Подобных примеров незаметного выстраивания в романе внутренних или дополнительных сюжетов (с их собственными экспозициями и развязками) у Набокова немало и в других его книгах, однако в «Арлекинах» они особенно изумляют шахматной точностью и экономностью комбинаций.
Переводить английские сочинения Набокова на язык, которым он сам владел в совершенстве, на тот «ничем не стесненный, богатый, бесконечно послушный» язык, в который он внес столь весомый вклад, – предприятие трудное или безнадежно трудное; однако в доступности его русского писательского багажа есть и неожиданное для переводчика подспорье. Благодаря его русским книгам мы знаем, каких слов Набоков, самостоятельно переводя свои произведения, не стал бы использовать (к примеру: «зонт» вместо зонтик, «ужасное слово „зонт“», как писал Набоков в рецензии на стихи Ходасевича, «дерганый» вместо издерганный, «причиндалы», «трепануть» и т. д.), поскольку этих слов либо вовсе не было в его лексиконе, либо он находил их вульгарными; мы знаем, какие иностранные термины он предпочитал оставить без перевода (к примеру: ватерклозет, бристоль, макинтош); какие разговорные или просторечные слова и выражения он жаловал (снутри, ежели, коли так, смазливый); особенности его пунктуации, подмеченные еще эмигрантскими критиками [1268](например, тире в предложении как конечный знак вместо многоточия, со значением внезапного обрыва прямой речи или самого повествования – и таким мыслеотделительным знаком и кончается этот роман), и еще многое другое, без чего нельзя всерьез браться за переводы его английских вещей. Все это существенно меняет дело, оттого что путеводный свет его русского слога позволяет двигаться не совсем в потемках, как приходится, например, переводчику Пруста или Де Квинси. Главным же пособием для всякого нового перевода Набокова служит его собственноручный перевод на русский язык автобиографии (1954) и особенно «Лолиты», поскольку это самый поздний (1965) и, стало быть, близкий к нам по времени образчик его русской прозы, с которым следует постоянно сверяться. Несмотря на излишнюю эклектичность слога, вызванную попыткой модернизировать русский словарь романа за счет введения ряда советских слов и выражений, он не только дает возможность взять в переводе верную ноту или интонацию, но еще нередко предоставляет готовые решения для тех или иных типичных конструкций или уже возникавших у Набокова имен или названий. Так, к примеру, выражение «hermetic vision of her» он перевел как «заветный образ ее», «in common parlance» – «выражаясь вседневным языком», «the Haze woman» как «Гейзиха», рефрен из стихотворения По – «A Kingdom by the sea» – «Княжество у моря» (не «королевство»), имя Ivor (дядюшка Куильти) – как Айвор (а не Ивор) и т. д.

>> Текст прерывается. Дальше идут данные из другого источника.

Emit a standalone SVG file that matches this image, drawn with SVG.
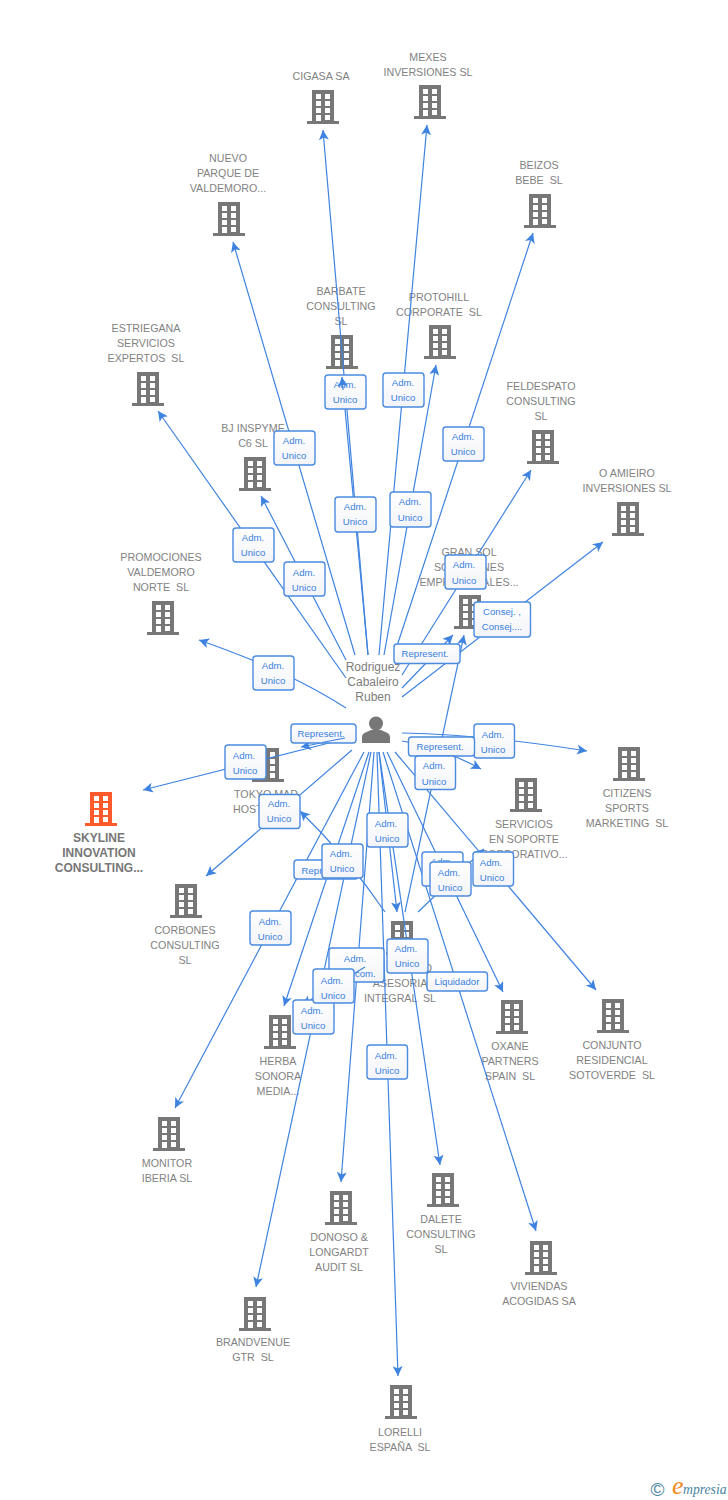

Так сложилось, что перевод первой половины «Арлекинов» я подготовил в Лондоне (в ноябре 2011 года и в апреле 2012 года) в доме своего доброго друга Вадима Ш. в Западном Кенсингтоне (всего в пятнадцати минутах пешего пути до того самого роскошного, а вовсе не «маленького» отеля «Рембрандт», в котором в 1918 году остановился наш повествователь). По вечерам я вслух читал ему готовые главы перевода, а он сверял их с оригиналом, часто останавливая меня, чтобы обсудить какое-нибудь трудное или темное место, нередко обусловленное предельной лаконичностью Набокова, фраза которого, по точному определению Веры Набоковой (в предисловии к ее переводу «Бледного огня»), «наполнена до краев содержанием и не заключает в себе ни единого лишнего слова». Я сердечно благодарен ему за его критические замечания и уточнения и с удовольствием вспоминаю те несколько плодотворных недель, когда я имел возможность в равной мере пользоваться его гостеприимством и эрудицией.
Приложение
Е. В. Сикорская. [Впечатления о поездке в СССР] [1269]
Полет
В самолете пахнет духами «Красная Москва». Ими пропитаны и леденцы, подаваемые при отлете и прилете, и кусочки красного мыла в гостинице. Цветные занавески в самолете похожи на бумажки для пасхальных яиц (сырое яйцо, бумажка, тряпочка, и все опускается в кипяток). Девицы, стюардессы, в голубых платьях без рукавов, в белых блузах. Полные и деловитые. Без улыбок. Еда, как на всех самолетах, только сахар завернут в бумажку, на которой написано по-украински «Цукор», да в чае плавает круглый ломоть лимона.
Пересадка Москва – Петербург
Чемоданы трудно отыскать, носильщиков нигде не видно, в будках сидят военные с каменными лицами, без всякого выражения. Немного веселее у толстяка, который проверяет деньги и драгоценности. Нужно объявлять даже обручальные кольца и при возвращении показывать эту бумагу (кому придет в голову продавать обручальные кольца – неизвестно).